1. A microwave oven comprising:

a conductive cavity having an access aperture surrounded by a substantially planar conductive band;

a door covering said access aperture, a region of said door overlapping said band, said region and said band having spatial separation defining a gap therebetween;

means for energizing said cavity with microwave energy;

a quarter-wavelength choke communicating with said gap wherein the entrance to said coke is substantially perpendicular to said band; and

means for independently adjusting the distance of said gap at a plurality of locations around said band.

2. The oven recited in claim 1 wherein said quarter-wavelength choke is housed within said door.

3. The oven recited in claim 1 further comprising means for opening said door comprising means for moving said door a short distance having a horizontal component and then substantially vertical to provide access to the cavity through said aperture.

4. A microwave oven comprising:

a substantially rectangular microwave cavity wherein one of the walls comprises a substantially planar conductive surface having an aperture therein for providing access to said cavity;

means for energizing said cavity with microwave energy;

a door covering said aperture and overlapping said one of said walls, the overlap region of said door and said wall being spaced wherein a gap is provided therebetween;

a quarter-wavelength choke defining a microwave transmission path in parallel with a microwave transmission path through said gap; and

means for providing independent adjustment of the distance of said gap at a plurality of locations around said aperture.

5. The oven recited in claim 4 wherein said door houses said quarter-wavelength choke.

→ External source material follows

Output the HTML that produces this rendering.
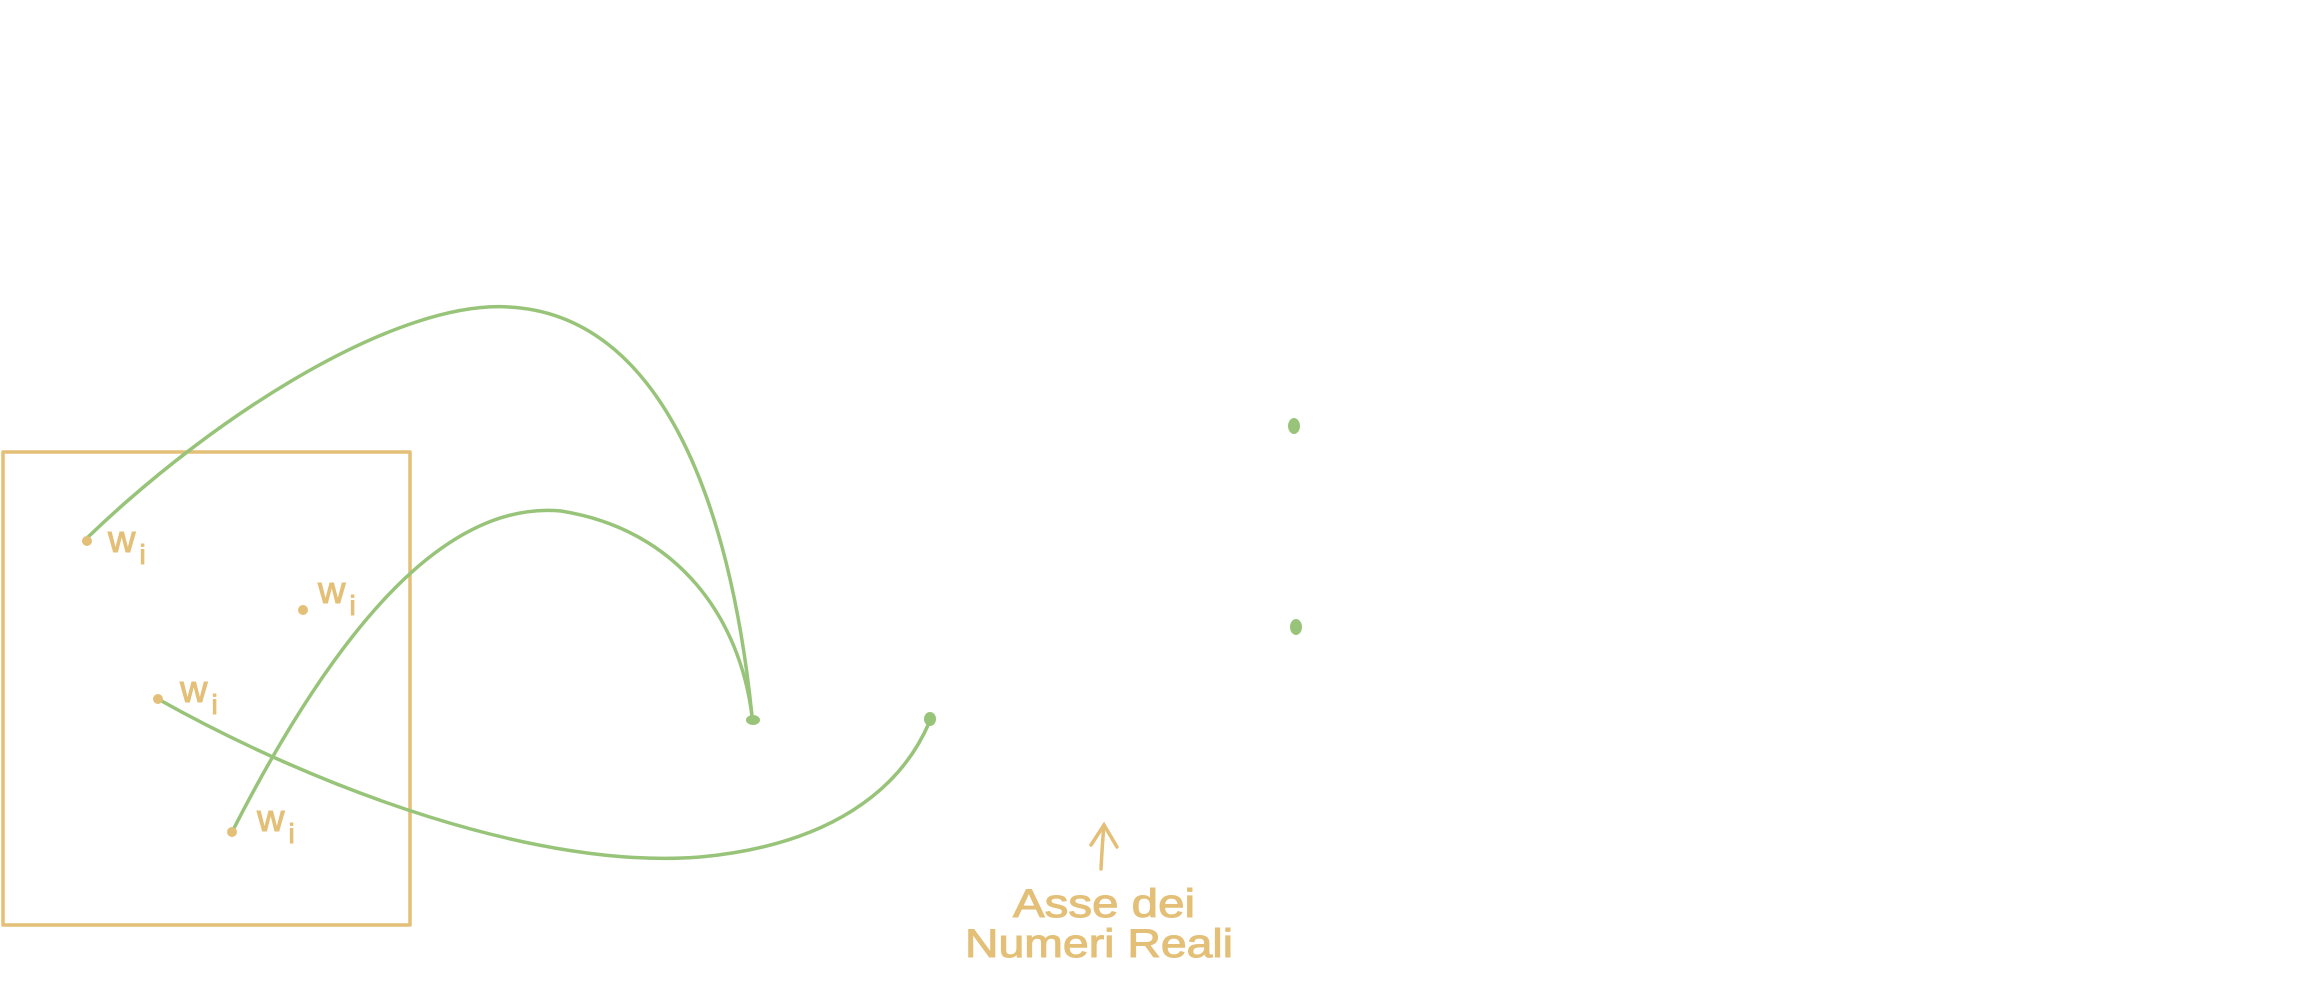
<!DOCTYPE html>
<html><head><meta charset="utf-8"><style>
html,body{margin:0;padding:0;background:#fff;width:2299px;height:1000px;overflow:hidden}
svg{display:block}
text{font-family:"Liberation Sans",sans-serif;fill:#e3bf77;stroke:#e3bf77;stroke-width:1}
</style></head><body>
<svg width="2299" height="1000" viewBox="0 0 2299 1000">
<rect x="3" y="452" width="407" height="473" fill="none" stroke="#e3bf77" stroke-width="3.5" stroke-linejoin="round"/>
<g stroke="#98c47a" stroke-width="3.5" fill="none" stroke-linecap="round">
<path d="M87,538 C220,410 400,300 509,307 C660,315 730,500 752,716"/>
<path d="M232,832 C330,640 440,500 561,511 C680,530 740,620 752,716"/>
<path d="M158,699 C320,790 540,870 700,857 C830,845 900,790 929,723"/>
</g>
<g fill="#98c47a">
<ellipse cx="753" cy="720" rx="7" ry="5"/>
<ellipse cx="930" cy="719" rx="6" ry="7"/>
<ellipse cx="1294" cy="426" rx="6" ry="8"/>
<ellipse cx="1296" cy="627" rx="6" ry="8"/>
</g>
<g fill="#e3bf77">
<circle cx="87" cy="541" r="5"/>
<circle cx="303" cy="610" r="5"/>
<circle cx="158" cy="699" r="5"/>
<circle cx="232" cy="832" r="5"/>
</g>
<text x="108" y="552" font-size="38" letter-spacing="4">w<tspan font-size="28" dy="12">i</tspan></text>
<text x="318" y="603" font-size="38" letter-spacing="4">w<tspan font-size="28" dy="12">i</tspan></text>
<text x="180" y="702" font-size="38" letter-spacing="4">w<tspan font-size="28" dy="12">i</tspan></text>
<text x="257" y="831" font-size="38" letter-spacing="4">w<tspan font-size="28" dy="12">i</tspan></text>
<g stroke="#e3bf77" stroke-width="3.5" fill="none" stroke-linecap="round">
<path d="M1101,869 C1102,850 1103,835 1104,825"/>
<path d="M1091,845 L1104,825 L1117,847"/>
</g>
<text x="1013" y="917" font-size="40" textLength="182" lengthAdjust="spacingAndGlyphs">Asse dei</text>
<text x="965" y="957" font-size="40" textLength="268" lengthAdjust="spacingAndGlyphs">Numeri Reali</text>
</svg>
</body></html>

6. The oven recited in claim 4 further comprising means for opening said door comprising means for moving said door a short distance having a horizontal component and then substantially vertical to provide access to the cavity through said aperture.

7. In combination:

a microwave oven enclosure comprising a wall having an access opening therein;

a substantially planar conductive surface positioned parallel to at least a portion of the perimeter of said access opening and connected to said enclosure;

means for energizing said enclosure with microwave energy;

a door for providing a microwave seal for said access opening, said door having a region overlapping said planar conductive surface, said door comprising a quarter-wavelength choke having its entrance facing said planar conductive surface;

said region of said door being spaced from said planar conductive surface defining a gap therebetween; and

means for independently adjusting the distance of said gap at a plurality of locations around said opening.

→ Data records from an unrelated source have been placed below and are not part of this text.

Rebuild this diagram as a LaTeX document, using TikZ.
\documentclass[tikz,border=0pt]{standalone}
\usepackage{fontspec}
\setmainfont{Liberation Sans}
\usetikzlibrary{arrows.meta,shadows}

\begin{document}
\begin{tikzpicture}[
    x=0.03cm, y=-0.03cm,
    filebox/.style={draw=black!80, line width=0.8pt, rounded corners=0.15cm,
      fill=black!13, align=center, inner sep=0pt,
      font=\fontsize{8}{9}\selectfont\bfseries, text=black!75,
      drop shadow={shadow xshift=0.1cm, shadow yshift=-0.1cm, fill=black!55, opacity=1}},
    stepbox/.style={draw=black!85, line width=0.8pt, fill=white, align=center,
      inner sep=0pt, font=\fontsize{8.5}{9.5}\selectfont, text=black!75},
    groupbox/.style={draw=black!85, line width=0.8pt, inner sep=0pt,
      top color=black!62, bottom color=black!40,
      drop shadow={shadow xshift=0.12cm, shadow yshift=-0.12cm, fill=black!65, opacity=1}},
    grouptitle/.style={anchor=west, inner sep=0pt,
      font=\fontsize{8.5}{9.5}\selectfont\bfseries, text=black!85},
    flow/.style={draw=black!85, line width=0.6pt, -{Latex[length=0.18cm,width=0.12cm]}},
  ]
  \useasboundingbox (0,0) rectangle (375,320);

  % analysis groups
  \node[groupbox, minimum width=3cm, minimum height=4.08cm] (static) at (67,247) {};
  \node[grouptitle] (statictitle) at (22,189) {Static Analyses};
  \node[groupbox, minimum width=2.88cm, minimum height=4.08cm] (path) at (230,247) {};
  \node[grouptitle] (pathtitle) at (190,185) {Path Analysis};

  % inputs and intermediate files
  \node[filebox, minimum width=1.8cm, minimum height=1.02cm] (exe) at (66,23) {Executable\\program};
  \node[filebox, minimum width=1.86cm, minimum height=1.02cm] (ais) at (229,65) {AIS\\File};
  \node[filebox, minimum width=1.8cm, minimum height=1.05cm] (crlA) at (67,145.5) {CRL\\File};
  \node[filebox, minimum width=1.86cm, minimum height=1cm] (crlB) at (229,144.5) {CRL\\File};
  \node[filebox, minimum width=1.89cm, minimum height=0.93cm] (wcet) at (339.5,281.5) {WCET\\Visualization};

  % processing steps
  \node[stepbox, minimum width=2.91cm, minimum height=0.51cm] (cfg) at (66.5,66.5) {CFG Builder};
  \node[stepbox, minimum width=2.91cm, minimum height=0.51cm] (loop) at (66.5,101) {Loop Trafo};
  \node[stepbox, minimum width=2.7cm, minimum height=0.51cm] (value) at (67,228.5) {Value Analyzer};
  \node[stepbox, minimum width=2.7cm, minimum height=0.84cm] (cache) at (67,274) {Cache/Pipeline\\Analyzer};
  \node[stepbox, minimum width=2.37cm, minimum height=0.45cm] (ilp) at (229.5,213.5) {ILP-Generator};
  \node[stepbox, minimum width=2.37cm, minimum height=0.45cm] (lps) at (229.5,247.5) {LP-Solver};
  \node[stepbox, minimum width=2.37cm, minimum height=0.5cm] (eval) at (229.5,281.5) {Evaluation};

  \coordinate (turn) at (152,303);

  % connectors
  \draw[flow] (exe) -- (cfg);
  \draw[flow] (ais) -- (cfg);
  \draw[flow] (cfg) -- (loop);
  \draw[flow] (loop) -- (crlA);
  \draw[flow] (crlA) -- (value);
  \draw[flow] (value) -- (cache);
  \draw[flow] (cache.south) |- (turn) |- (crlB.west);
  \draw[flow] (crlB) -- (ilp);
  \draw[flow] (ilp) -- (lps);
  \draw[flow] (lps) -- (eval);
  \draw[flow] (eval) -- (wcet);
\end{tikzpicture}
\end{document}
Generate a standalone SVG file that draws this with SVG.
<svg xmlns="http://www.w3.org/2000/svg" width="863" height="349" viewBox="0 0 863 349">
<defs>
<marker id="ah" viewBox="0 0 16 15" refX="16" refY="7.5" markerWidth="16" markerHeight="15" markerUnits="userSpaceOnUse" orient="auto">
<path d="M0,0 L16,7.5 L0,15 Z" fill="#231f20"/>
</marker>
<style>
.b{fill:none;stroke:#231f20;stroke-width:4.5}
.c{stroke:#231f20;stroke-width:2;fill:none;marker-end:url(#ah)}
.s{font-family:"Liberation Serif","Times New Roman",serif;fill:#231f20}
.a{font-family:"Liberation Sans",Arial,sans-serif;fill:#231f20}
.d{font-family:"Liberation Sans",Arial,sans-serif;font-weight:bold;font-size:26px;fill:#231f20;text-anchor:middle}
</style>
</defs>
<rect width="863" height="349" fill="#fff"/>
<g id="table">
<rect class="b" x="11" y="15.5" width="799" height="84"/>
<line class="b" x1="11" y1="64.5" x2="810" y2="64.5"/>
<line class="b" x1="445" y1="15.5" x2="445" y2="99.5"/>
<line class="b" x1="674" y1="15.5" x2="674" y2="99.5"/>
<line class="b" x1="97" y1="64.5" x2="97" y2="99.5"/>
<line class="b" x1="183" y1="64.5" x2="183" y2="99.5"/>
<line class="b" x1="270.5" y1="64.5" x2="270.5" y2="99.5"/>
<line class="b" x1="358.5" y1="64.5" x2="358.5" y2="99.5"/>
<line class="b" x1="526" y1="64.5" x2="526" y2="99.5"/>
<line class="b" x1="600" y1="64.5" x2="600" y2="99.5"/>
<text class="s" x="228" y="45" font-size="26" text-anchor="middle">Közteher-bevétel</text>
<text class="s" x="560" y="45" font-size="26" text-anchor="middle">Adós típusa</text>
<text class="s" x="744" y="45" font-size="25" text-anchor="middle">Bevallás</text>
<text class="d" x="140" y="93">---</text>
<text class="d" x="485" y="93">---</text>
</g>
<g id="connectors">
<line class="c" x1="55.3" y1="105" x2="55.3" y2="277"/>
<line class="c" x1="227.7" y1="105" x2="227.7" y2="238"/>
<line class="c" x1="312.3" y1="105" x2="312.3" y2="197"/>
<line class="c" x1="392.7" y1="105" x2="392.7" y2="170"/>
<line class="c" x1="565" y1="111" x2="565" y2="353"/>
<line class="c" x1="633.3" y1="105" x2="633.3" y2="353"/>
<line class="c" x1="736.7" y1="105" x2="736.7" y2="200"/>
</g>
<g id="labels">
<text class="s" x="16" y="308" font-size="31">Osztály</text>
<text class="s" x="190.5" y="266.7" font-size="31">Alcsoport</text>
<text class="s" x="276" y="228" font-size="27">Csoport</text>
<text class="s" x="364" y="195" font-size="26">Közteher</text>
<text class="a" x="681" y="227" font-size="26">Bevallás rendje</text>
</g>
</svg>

8. A microwave oven comprising:

a microwave energy enclosure comprising a horizontal wall having an access aperture therein;

a rigid door frame connected to said enclosure and having a conductive planar surface forming a band around said aperture in a plane parallel to said wall;

a planar door comprising a quarter-wavelength choke;

a rigid door support structure comprising means movable in a plane parallel to said surface for opening and closing said door;

said opening and closing means further comprising means for moving said door near its closed position in a direction having a horizontal component to a position where said door and said door frame are separated by a small gap; and

means for independently adjusting the distance of said gap at a plurality of locations around said conductive planar surface.

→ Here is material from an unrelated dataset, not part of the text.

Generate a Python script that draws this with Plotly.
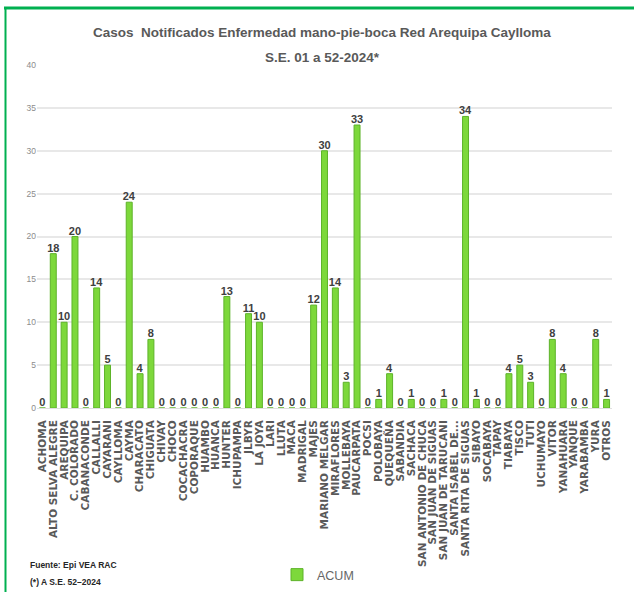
import plotly.graph_objects as go

categories = [
    "ACHOMA", "ALTO SELVA ALEGRE", "AREQUIPA", "C. COLORADO", "CABANACONDE",
    "CALLALLI", "CAYARANI", "CAYLLOMA", "CAYMA", "CHARACATO", "CHIGUATA",
    "CHIVAY", "CHOCO", "COCACHACRA", "COPORAQUE", "HUAMBO", "HUANCA",
    "HUNTER", "ICHUPAMPA", "JLBYR", "LA JOYA", "LARI", "LLUTA", "MACA",
    "MADRIGAL", "MAJES", "MARIANO MELGAR", "MIRAFLORES", "MOLLEBAYA",
    "PAUCARPATA", "POCSI", "POLOBAYA", "QUEQUEÑA", "SABANDIA", "SACHACA",
    "SAN ANTONIO DE CHUCA", "SAN JUAN DE SIGUAS", "SAN JUAN DE TARUCANI",
    "SANTA ISABEL DE...", "SANTA RITA DE SIGUAS", "SIBAYO", "SOCABAYA",
    "TAPAY", "TIABAYA", "TISCO", "TUTI", "UCHUMAYO", "VITOR", "YANAHUARA",
    "YANQUE", "YARABAMBA", "YURA", "OTROS",
]
acum = [
    0, 18, 10, 20, 0,
    14, 5, 0, 24, 4, 8,
    0, 0, 0, 0, 0, 0,
    13, 0, 11, 10, 0, 0, 0,
    0, 12, 30, 14, 3,
    33, 0, 1, 4, 0, 1,
    0, 0, 1,
    0, 34, 1, 0,
    0, 4, 5, 3, 0, 8, 4,
    0, 0, 8, 1,
]
y_ticks = [0, 5, 10, 15, 20, 25, 30, 35, 40]
title_line1 = "Casos  Notificados Enfermedad mano-pie-boca Red Arequipa Caylloma"
title_line2 = "S.E. 01 a 52-2024*"
source_note = "Fuente: Epi VEA RAC"
period_note = "(*) A S.E. 52–2024"

SANS = "Liberation Sans, Arial, sans-serif"

W, H = 634, 592
L, R, T, B = 37, 22, 65, 184
PW, PH = W - L - R, H - T - B


def px(xp):
    return (xp - L) / PW


def py(yp):
    return (H - B - yp) / PH


fig = go.Figure()
fig.add_trace(go.Bar(
    x=categories,
    y=acum,
    name="ACUM",
    marker=dict(color="#7DD83B", line=dict(color="#5DB329", width=1)),
    width=0.55,
    text=[str(v) for v in acum],
    textposition="outside",
    constraintext="none",
    textfont=dict(family=SANS, size=11, color="#404040", weight="bold"),
    cliponaxis=False,
))

fig.update_layout(
    width=W, height=H,
    margin=dict(l=L, r=R, t=T, b=B, autoexpand=False),
    paper_bgcolor="white",
    plot_bgcolor="white",
    xaxis=dict(
        type="category",
        tickmode="array",
        tickvals=categories,
        ticktext=categories,
        tickangle=-90,
        tickfont=dict(family="DejaVu Sans", size=10.5, color="#595959", weight="bold"),
        ticklabelstandoff=7,
        showgrid=False,
        showline=True, linecolor="#E0E0E0", linewidth=1,
        ticks="",
        automargin=False,
    ),
    yaxis=dict(
        range=[0, 40],
        tickvals=y_ticks,
        tickfont=dict(family=SANS, size=8.5, color="#8C8C8C"),
        showgrid=True, gridcolor="#E8E8E8", gridwidth=1.5,
        zeroline=False,
        ticks="",
        automargin=False,
    ),
    showlegend=True,
    legend=dict(
        orientation="h",
        x=px(318), xanchor="center",
        y=py(575), yanchor="middle",
        font=dict(family=SANS, size=12.5, color="#666666"),
        itemwidth=30,
    ),
    annotations=[
        dict(text=title_line1, xref="paper", yref="paper",
             x=px(322), y=py(33), xanchor="center", yanchor="middle", showarrow=False,
             font=dict(family=SANS, size=13.5, color="#595959", weight="bold")),
        dict(text=title_line2, xref="paper", yref="paper",
             x=px(322), y=py(58), xanchor="center", yanchor="middle", showarrow=False,
             font=dict(family=SANS, size=13.5, color="#595959", weight="bold")),
        dict(text=source_note, xref="paper", yref="paper",
             x=px(28), y=py(565), xanchor="left", yanchor="middle", showarrow=False,
             font=dict(family=SANS, size=8.5, color="#262626", weight="bold")),
        dict(text=period_note, xref="paper", yref="paper",
             x=px(28), y=py(582), xanchor="left", yanchor="middle", showarrow=False,
             font=dict(family=SANS, size=8.5, color="#262626", weight="bold")),
    ],
    shapes=[
        dict(type="line", xref="paper", yref="paper", x0=px(4), x1=px(640), y0=py(8), y1=py(8),
             line=dict(color="#00B050", width=3)),
        dict(type="line", xref="paper", yref="paper", x0=px(5.5), x1=px(5.5), y0=py(7), y1=py(600),
             line=dict(color="#00B050", width=2)),
    ],
    bargap=0.45,
)

fig.write_html(
    "out.html",
    config={"displayModeBar": False},
    post_script="document.body.style.margin='0';document.body.style.overflow='hidden';",
)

9. The oven recited in claim 8 wherein said opening and closing means comprises tracks mounted on said frame.

10. The oven recited in claim 9 wherein said means for moving comprises a ridge in said tracks.

11. The oven recited in claim 8 wherein said adjusting means comprises a plurality of bolts connecting said door support structure to said door, the connecting distance between the door support structure and the door being adjustable at each bolt.